• **What is expected**:
Transcribe the material word for word, but without the images.
__________
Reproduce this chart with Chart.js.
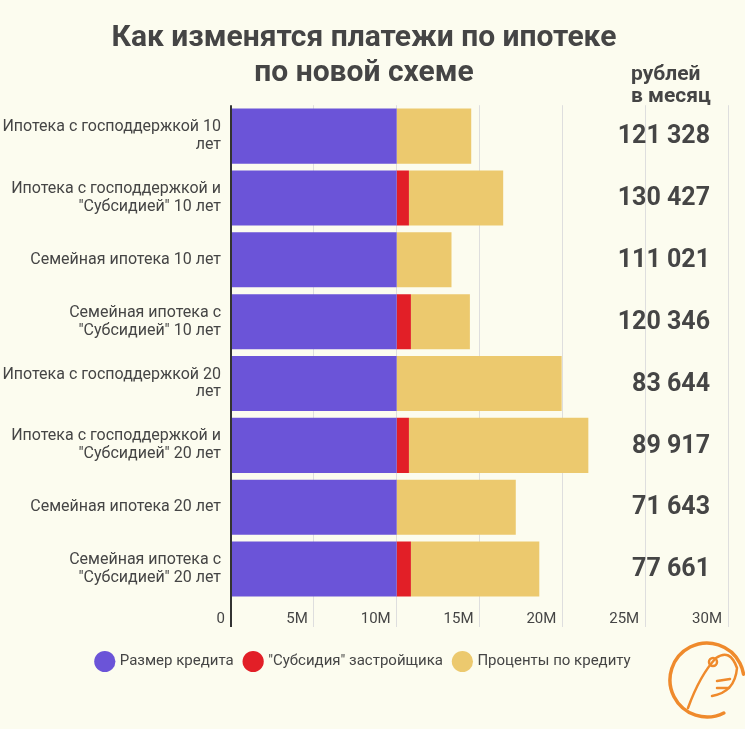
<!DOCTYPE html>
<html>
<head>
<meta charset="utf-8">
<script src="https://cdn.jsdelivr.net/npm/chart.js@4.4.1/dist/chart.umd.min.js"></script>
<style>
  body { margin: 0; background: #fcfcef; }
  #wrap { width: 745px; height: 729px; position: relative; }
</style>
</head>
<body>
<div id="wrap"><canvas id="chart"></canvas></div>
<script>
// Categories (two-line labels)
let categories = [
    ["Ипотека с господдержкой 10", "лет"],
    ["Ипотека с господдержкой и", "\"Субсидией\" 10 лет"],
    ["Семейная ипотека 10 лет"],
    ["Семейная ипотека с", "\"Субсидией\" 10 лет"],
    ["Ипотека с господдержкой 20", "лет"],
    ["Ипотека с господдержкой и", "\"Субсидией\" 20 лет"],
    ["Семейная ипотека 20 лет"],
    ["Семейная ипотека с", "\"Субсидией\" 20 лет"]
];

// Values in millions of rubles
let loanAmount = [10, 10, 10, 10, 10, 10, 10, 10];
let subsidy = [0, 0.74, 0, 0.86, 0, 0.74, 0, 0.86];
let interest = [4.50, 5.69, 3.31, 3.56, 9.96, 10.83, 7.19, 7.75];

// Monthly payment, rubles
let monthly = [121328, 130427, 111021, 120346, 83644, 89917, 71643, 77661];

let xTicks = [0, 5, 10, 15, 20, 25, 30];

let textColor = "#454545";

function fmt(n) {
    return String(n).replace(/\B(?=(\d{3})+(?!\d))/g, " ");
}

// Right column with monthly payments + small logo
let sidePlugin = {
    id: "side",
    afterDraw(chart) {
        let ctx = chart.ctx;
        let y = chart.scales.y;
        ctx.save();
        ctx.fillStyle = textColor;

        ctx.font = "bold 21px Roboto";
        ctx.textAlign = "left";
        ctx.textBaseline = "middle";
        ctx.fillText("рублей", 631, 75);
        ctx.fillText("в месяц", 631, 97);

        ctx.font = "bold 25px Roboto";
        ctx.textAlign = "right";
        monthly.forEach((m, i) => {
            ctx.fillText(fmt(m), 710, y.getPixelForValue(i) + 1);
        });

        // logo
        ctx.strokeStyle = "#ef8a2c";
        ctx.lineWidth = 3.5;
        ctx.lineCap = "round";
        ctx.beginPath();
        ctx.arc(707, 680, 37, 0.35 * Math.PI, 1.95 * Math.PI);
        ctx.stroke();
        ctx.lineWidth = 2.5;
        ctx.beginPath();
        ctx.moveTo(688, 708);
        ctx.quadraticCurveTo(700, 675, 716, 658);
        ctx.quadraticCurveTo(730, 648, 737, 668);
        ctx.quadraticCurveTo(735, 692, 712, 696);
        ctx.stroke();
        ctx.beginPath();
        ctx.arc(713, 662, 4, 0, 2 * Math.PI);
        ctx.stroke();
        ctx.beginPath();
        ctx.moveTo(717, 681);
        ctx.lineTo(730, 679);
        ctx.moveTo(717, 688);
        ctx.lineTo(729, 688);
        ctx.stroke();
        ctx.restore();
    }
};

let bgPlugin = {
    id: "bg",
    beforeDraw(chart) {
        let ctx = chart.ctx;
        ctx.save();
        ctx.fillStyle = "#fcfcef";
        ctx.fillRect(0, 0, chart.width, chart.height);
        ctx.restore();
    }
};

Chart.defaults.font.family = "Roboto";
Chart.defaults.color = textColor;

let ctx = document.getElementById("chart").getContext("2d");

let chart = new Chart(ctx, {
    type: "bar",
    data: {
        labels: categories,
        datasets: [
            { label: "Размер кредита", data: loanAmount, backgroundColor: "#6b54d8" },
            { label: "\"Субсидия\" застройщика", data: subsidy, backgroundColor: "#e21f27" },
            { label: "Проценты по кредиту", data: interest, backgroundColor: "#ecc96e" }
        ]
    },
    options: {
        indexAxis: "y",
        responsive: true,
        maintainAspectRatio: false,
        animation: false,
        categoryPercentage: 1,
        barPercentage: 0.89,
        layout: { padding: { left: 0, right: 17, top: 0, bottom: 50 } },
        scales: {
            x: {
                stacked: true,
                min: 0,
                max: 30,
                afterBuildTicks(scale) {
                    scale.ticks = xTicks.map(v => ({ value: v }));
                },
                afterFit(scale) {
                    scale.height = 42;
                },
                border: { display: false },
                grid: {
                    tickLength: 27,
                    color: c => c.tick && c.tick.value === 0 ? "#333333" : "#dedede",
                    lineWidth: c => c.tick && c.tick.value === 0 ? 2 : 1
                },
                ticks: {
                    align: "end",
                    labelOffset: -6,
                    padding: -17,
                    font: { size: 15 },
                    callback: v => v === 0 ? "0" : v + "M"
                }
            },
            y: {
                stacked: true,
                afterFit(scale) {
                    scale.width = 231;
                },
                border: { display: false },
                grid: { display: false, drawTicks: false },
                ticks: {
                    padding: 10,
                    font: { size: 16, lineHeight: 1.12 }
                }
            }
        },
        plugins: {
            title: {
                display: true,
                text: ["Как изменятся платежи по ипотеке", "по новой схеме"],
                color: textColor,
                font: { size: 30, weight: "bold", lineHeight: 1.17 },
                padding: { top: 21, bottom: 14 }
            },
            legend: {
                position: "bottom",
                labels: {
                    usePointStyle: true,
                    pointStyle: "circle",
                    boxWidth: 18,
                    boxHeight: 18,
                    padding: 12,
                    font: { size: 15 }
                }
            },
            tooltip: { enabled: false }
        }
    },
    plugins: [bgPlugin, sidePlugin]
});
</script>
</body>
</html>
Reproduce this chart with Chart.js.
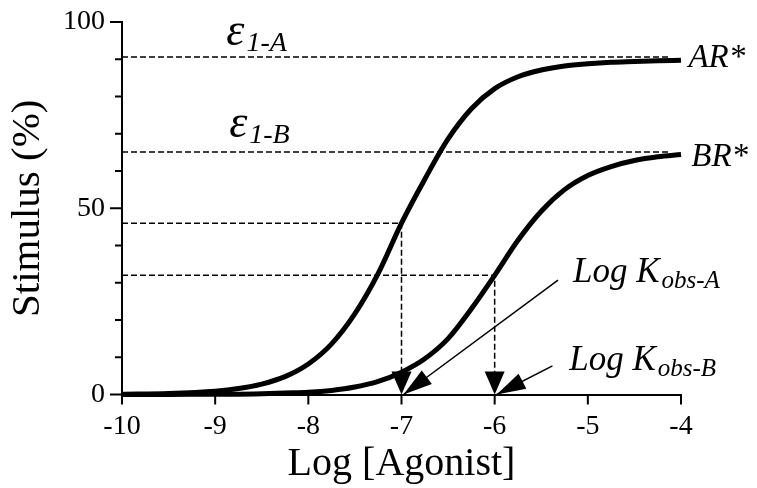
__________
• **Response to the exercise**:
Reproduce this chart with Chart.js.
<!DOCTYPE html>
<html>
<head>
<meta charset="utf-8">
<script src="https://cdn.jsdelivr.net/npm/chart.js@4.4.1/dist/chart.umd.min.js"></script>
<style>
  body { margin: 0; background: #fcfcef; }
  #wrap { width: 745px; height: 729px; position: relative; }
</style>
</head>
<body>
<div id="wrap"><canvas id="chart"></canvas></div>
<script>
// Categories (two-line labels)
let categories = [
    ["Ипотека с господдержкой 10", "лет"],
    ["Ипотека с господдержкой и", "\"Субсидией\" 10 лет"],
    ["Семейная ипотека 10 лет"],
    ["Семейная ипотека с", "\"Субсидией\" 10 лет"],
    ["Ипотека с господдержкой 20", "лет"],
    ["Ипотека с господдержкой и", "\"Субсидией\" 20 лет"],
    ["Семейная ипотека 20 лет"],
    ["Семейная ипотека с", "\"Субсидией\" 20 лет"]
];

// Values in millions of rubles
let loanAmount = [10, 10, 10, 10, 10, 10, 10, 10];
let subsidy = [0, 0.74, 0, 0.86, 0, 0.74, 0, 0.86];
let interest = [4.50, 5.69, 3.31, 3.56, 9.96, 10.83, 7.19, 7.75];

// Monthly payment, rubles
let monthly = [121328, 130427, 111021, 120346, 83644, 89917, 71643, 77661];

let xTicks = [0, 5, 10, 15, 20, 25, 30];

let textColor = "#454545";

function fmt(n) {
    return String(n).replace(/\B(?=(\d{3})+(?!\d))/g, " ");
}

// Right column with monthly payments + small logo
let sidePlugin = {
    id: "side",
    afterDraw(chart) {
        let ctx = chart.ctx;
        let y = chart.scales.y;
        ctx.save();
        ctx.fillStyle = textColor;

        ctx.font = "bold 21px Roboto";
        ctx.textAlign = "left";
        ctx.textBaseline = "middle";
        ctx.fillText("рублей", 631, 75);
        ctx.fillText("в месяц", 631, 97);

        ctx.font = "bold 25px Roboto";
        ctx.textAlign = "right";
        monthly.forEach((m, i) => {
            ctx.fillText(fmt(m), 710, y.getPixelForValue(i) + 1);
        });

        // logo
        ctx.strokeStyle = "#ef8a2c";
        ctx.lineWidth = 3.5;
        ctx.lineCap = "round";
        ctx.beginPath();
        ctx.arc(707, 680, 37, 0.35 * Math.PI, 1.95 * Math.PI);
        ctx.stroke();
        ctx.lineWidth = 2.5;
        ctx.beginPath();
        ctx.moveTo(688, 708);
        ctx.quadraticCurveTo(700, 675, 716, 658);
        ctx.quadraticCurveTo(730, 648, 737, 668);
        ctx.quadraticCurveTo(735, 692, 712, 696);
        ctx.stroke();
        ctx.beginPath();
        ctx.arc(713, 662, 4, 0, 2 * Math.PI);
        ctx.stroke();
        ctx.beginPath();
        ctx.moveTo(717, 681);
        ctx.lineTo(730, 679);
        ctx.moveTo(717, 688);
        ctx.lineTo(729, 688);
        ctx.stroke();
        ctx.restore();
    }
};

let bgPlugin = {
    id: "bg",
    beforeDraw(chart) {
        let ctx = chart.ctx;
        ctx.save();
        ctx.fillStyle = "#fcfcef";
        ctx.fillRect(0, 0, chart.width, chart.height);
        ctx.restore();
    }
};

Chart.defaults.font.family = "Roboto";
Chart.defaults.color = textColor;

let ctx = document.getElementById("chart").getContext("2d");

let chart = new Chart(ctx, {
    type: "bar",
    data: {
        labels: categories,
        datasets: [
            { label: "Размер кредита", data: loanAmount, backgroundColor: "#6b54d8" },
            { label: "\"Субсидия\" застройщика", data: subsidy, backgroundColor: "#e21f27" },
            { label: "Проценты по кредиту", data: interest, backgroundColor: "#ecc96e" }
        ]
    },
    options: {
        indexAxis: "y",
        responsive: true,
        maintainAspectRatio: false,
        animation: false,
        categoryPercentage: 1,
        barPercentage: 0.89,
        layout: { padding: { left: 0, right: 17, top: 0, bottom: 50 } },
        scales: {
            x: {
                stacked: true,
                min: 0,
                max: 30,
                afterBuildTicks(scale) {
                    scale.ticks = xTicks.map(v => ({ value: v }));
                },
                afterFit(scale) {
                    scale.height = 42;
                },
                border: { display: false },
                grid: {
                    tickLength: 27,
                    color: c => c.tick && c.tick.value === 0 ? "#333333" : "#dedede",
                    lineWidth: c => c.tick && c.tick.value === 0 ? 2 : 1
                },
                ticks: {
                    align: "end",
                    labelOffset: -6,
                    padding: -17,
                    font: { size: 15 },
                    callback: v => v === 0 ? "0" : v + "M"
                }
            },
            y: {
                stacked: true,
                afterFit(scale) {
                    scale.width = 231;
                },
                border: { display: false },
                grid: { display: false, drawTicks: false },
                ticks: {
                    padding: 10,
                    font: { size: 16, lineHeight: 1.12 }
                }
            }
        },
        plugins: {
            title: {
                display: true,
                text: ["Как изменятся платежи по ипотеке", "по новой схеме"],
                color: textColor,
                font: { size: 30, weight: "bold", lineHeight: 1.17 },
                padding: { top: 21, bottom: 14 }
            },
            legend: {
                position: "bottom",
                labels: {
                    usePointStyle: true,
                    pointStyle: "circle",
                    boxWidth: 18,
                    boxHeight: 18,
                    padding: 12,
                    font: { size: 15 }
                }
            },
            tooltip: { enabled: false }
        }
    },
    plugins: [bgPlugin, sidePlugin]
});
</script>
</body>
</html>
Reproduce this chart with Chart.js.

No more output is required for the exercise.